Mental illness treatments depend on how moderate or severe your case is.

A lot of people will have to help you cope with mental illness, your family and friends who will support you all throughout, your primary doctor and a physician, psychiatrist for a treatment of mental illness, psychotherapists like a psychologist, counselor, and social worker.

If it is only mild mental illness, it may be easy.

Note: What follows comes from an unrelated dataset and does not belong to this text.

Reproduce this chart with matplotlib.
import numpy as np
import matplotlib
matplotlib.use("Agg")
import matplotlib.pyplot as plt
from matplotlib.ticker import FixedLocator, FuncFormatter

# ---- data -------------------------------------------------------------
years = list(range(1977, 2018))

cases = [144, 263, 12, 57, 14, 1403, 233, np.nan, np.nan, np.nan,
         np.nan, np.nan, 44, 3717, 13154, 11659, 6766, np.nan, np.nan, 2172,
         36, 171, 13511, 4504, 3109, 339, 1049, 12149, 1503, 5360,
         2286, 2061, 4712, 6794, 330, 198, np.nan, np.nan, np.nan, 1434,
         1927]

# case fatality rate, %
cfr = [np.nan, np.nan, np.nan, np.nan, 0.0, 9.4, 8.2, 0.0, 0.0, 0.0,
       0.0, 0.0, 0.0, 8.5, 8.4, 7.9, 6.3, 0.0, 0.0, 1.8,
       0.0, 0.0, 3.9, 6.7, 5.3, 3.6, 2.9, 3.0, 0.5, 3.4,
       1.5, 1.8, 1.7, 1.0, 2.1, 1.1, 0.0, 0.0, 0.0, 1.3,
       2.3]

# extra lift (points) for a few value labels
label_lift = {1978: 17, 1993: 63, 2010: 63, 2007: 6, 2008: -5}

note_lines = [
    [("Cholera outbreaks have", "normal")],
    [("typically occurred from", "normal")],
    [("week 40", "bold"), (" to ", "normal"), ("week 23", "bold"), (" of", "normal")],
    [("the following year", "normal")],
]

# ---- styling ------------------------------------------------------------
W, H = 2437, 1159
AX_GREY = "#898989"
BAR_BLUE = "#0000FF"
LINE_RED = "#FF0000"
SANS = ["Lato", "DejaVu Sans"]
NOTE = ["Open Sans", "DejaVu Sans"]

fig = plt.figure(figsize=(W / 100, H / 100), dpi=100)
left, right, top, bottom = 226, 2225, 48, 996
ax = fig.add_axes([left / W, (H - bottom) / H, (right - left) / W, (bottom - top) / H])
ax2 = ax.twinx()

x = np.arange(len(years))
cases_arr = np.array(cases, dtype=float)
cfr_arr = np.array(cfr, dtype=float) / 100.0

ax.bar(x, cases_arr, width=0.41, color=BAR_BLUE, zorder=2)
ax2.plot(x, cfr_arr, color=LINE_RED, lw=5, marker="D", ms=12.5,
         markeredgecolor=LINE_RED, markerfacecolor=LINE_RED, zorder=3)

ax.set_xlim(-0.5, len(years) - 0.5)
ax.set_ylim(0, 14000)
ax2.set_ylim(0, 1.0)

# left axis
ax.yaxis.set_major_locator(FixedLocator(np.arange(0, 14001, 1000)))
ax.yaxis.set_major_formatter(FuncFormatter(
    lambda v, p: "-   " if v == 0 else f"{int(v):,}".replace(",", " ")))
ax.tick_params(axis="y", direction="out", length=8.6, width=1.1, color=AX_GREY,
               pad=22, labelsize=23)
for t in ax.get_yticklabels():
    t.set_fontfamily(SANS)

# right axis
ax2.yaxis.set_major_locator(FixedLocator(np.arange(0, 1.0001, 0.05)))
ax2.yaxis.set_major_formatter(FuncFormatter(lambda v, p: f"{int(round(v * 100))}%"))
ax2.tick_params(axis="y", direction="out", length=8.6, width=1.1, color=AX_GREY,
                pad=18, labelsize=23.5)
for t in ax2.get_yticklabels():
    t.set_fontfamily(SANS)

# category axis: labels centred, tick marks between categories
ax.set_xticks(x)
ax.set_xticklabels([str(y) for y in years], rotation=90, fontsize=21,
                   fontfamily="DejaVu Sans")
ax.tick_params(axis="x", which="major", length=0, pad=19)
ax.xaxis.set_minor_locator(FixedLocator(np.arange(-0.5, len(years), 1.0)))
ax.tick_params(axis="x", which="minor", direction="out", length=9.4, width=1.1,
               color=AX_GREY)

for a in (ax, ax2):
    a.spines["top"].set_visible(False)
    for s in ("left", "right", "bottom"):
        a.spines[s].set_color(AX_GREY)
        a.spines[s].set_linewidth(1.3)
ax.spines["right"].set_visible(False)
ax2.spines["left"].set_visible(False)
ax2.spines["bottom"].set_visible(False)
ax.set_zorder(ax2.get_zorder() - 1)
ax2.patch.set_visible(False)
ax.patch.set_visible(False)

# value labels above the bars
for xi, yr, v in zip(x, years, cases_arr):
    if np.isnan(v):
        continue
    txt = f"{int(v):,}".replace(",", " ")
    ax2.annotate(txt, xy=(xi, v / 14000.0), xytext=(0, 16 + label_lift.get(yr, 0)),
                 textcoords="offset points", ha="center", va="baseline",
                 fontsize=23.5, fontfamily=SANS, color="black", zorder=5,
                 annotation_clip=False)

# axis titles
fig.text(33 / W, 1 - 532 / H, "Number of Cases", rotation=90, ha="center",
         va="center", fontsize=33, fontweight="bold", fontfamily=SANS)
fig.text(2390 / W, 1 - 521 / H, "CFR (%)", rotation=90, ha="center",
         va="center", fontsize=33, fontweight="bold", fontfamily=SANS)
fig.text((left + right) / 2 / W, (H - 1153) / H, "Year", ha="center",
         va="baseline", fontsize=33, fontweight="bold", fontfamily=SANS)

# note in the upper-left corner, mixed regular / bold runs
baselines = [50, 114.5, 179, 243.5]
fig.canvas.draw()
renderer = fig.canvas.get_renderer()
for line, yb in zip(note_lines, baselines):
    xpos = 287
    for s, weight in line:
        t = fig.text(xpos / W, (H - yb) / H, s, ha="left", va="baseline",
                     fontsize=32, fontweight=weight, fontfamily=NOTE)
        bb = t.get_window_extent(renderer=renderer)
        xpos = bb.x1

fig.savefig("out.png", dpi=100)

If you have severe mental illness, the treatment is psychotherapy or talk therapy and the medications are antidepressants, anti-anxiety medications, mood-stabilizing medications, antipsychotic medications, and brain stimulation treatments. Find time to talk to your doctor about these medications and treatments.

6 Prevention

We can prevent mental illness by:

  • consulting your physician if you feel you have a health condition,
  • have regular check-ups,
  • pay attention to warning signs,
  • control your stress,
  • have enough sleep,
  • eat healthy foods,
  • exercise regularly.

7 Alternative and Homeopathic Remedies

Several homeopathic remedies exist for mental illness.

Homeopathic remedies are used to treat people suffering from psychological and physical problems, it treats people with acute and chronic psychological disorders, including phobias, anxieties and depression, and mental and emotional states of confusion, and with abuse problems.

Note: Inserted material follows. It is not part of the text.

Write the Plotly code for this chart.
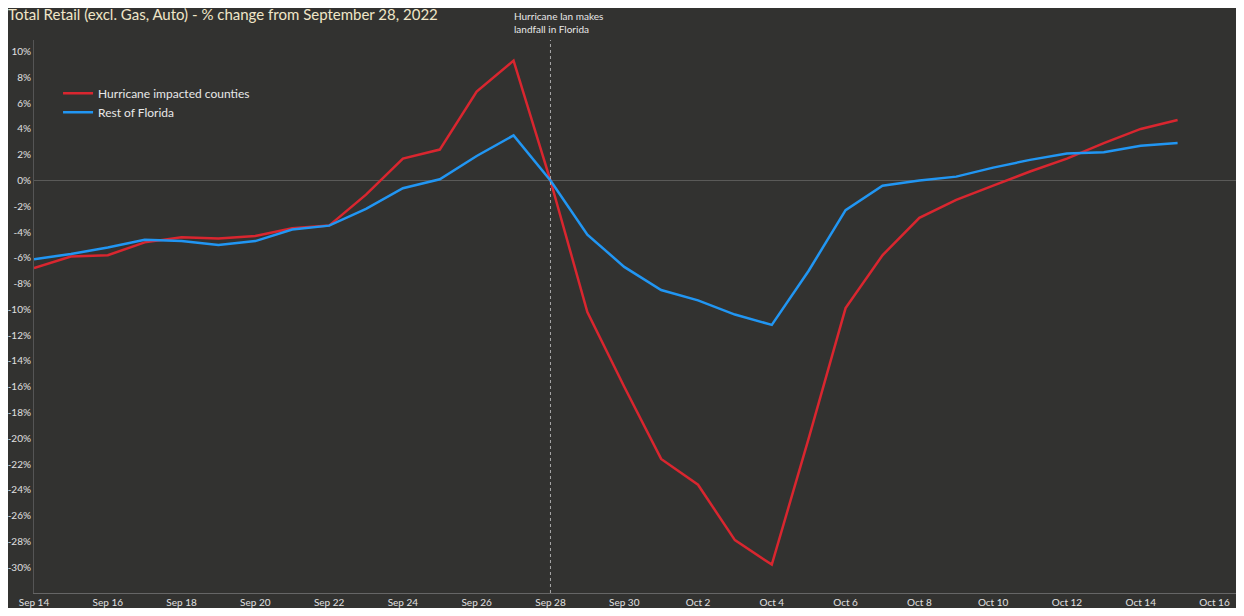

Here are some of the remedies, a person who needs Nux vomica or poison nut is self-reliant and can be sentimental, a person who needs Arsenicum album (arsenic) is restless, fearful, perfectionist type of person with anorexic tendencies.

8 Lifestyle and Coping

Coping with mental illness can be hard but these steps may be helpful:

  • Stick to your treatment plan even if you don’t have mental illness anymore for it may re-occur again.
  • Avoid the use of drugs and alcohol.
  • Exercise and stay active always.
  • Avoid decision making because you are not thinking clearly at this stage.
  • Give yourself permission to do less to avoid stress.
  • Be a positive thinker.
  • Try to adapt to changes.
  • Use stress management techniques like relaxation methods. 

Contact a support group from your area like National Alliance on Mental Illness. Stay connected with your loved ones.

9 Risks and Complications

You are at risk of having a mental illness:

  • If you have a relative with mental illness.
  • You had a stressful situation.
  • You just got a divorce.
  • A death of a loved one.
  • Ongoing chronic disorder.
  • Traumatic brain injury.
  • Traumatic experiences such as being assaulted.
  • Drug or alcohol abuse.
  • Being abused. 

About 1 in 5 adults has a mental illness, it can be at any age, either men or women.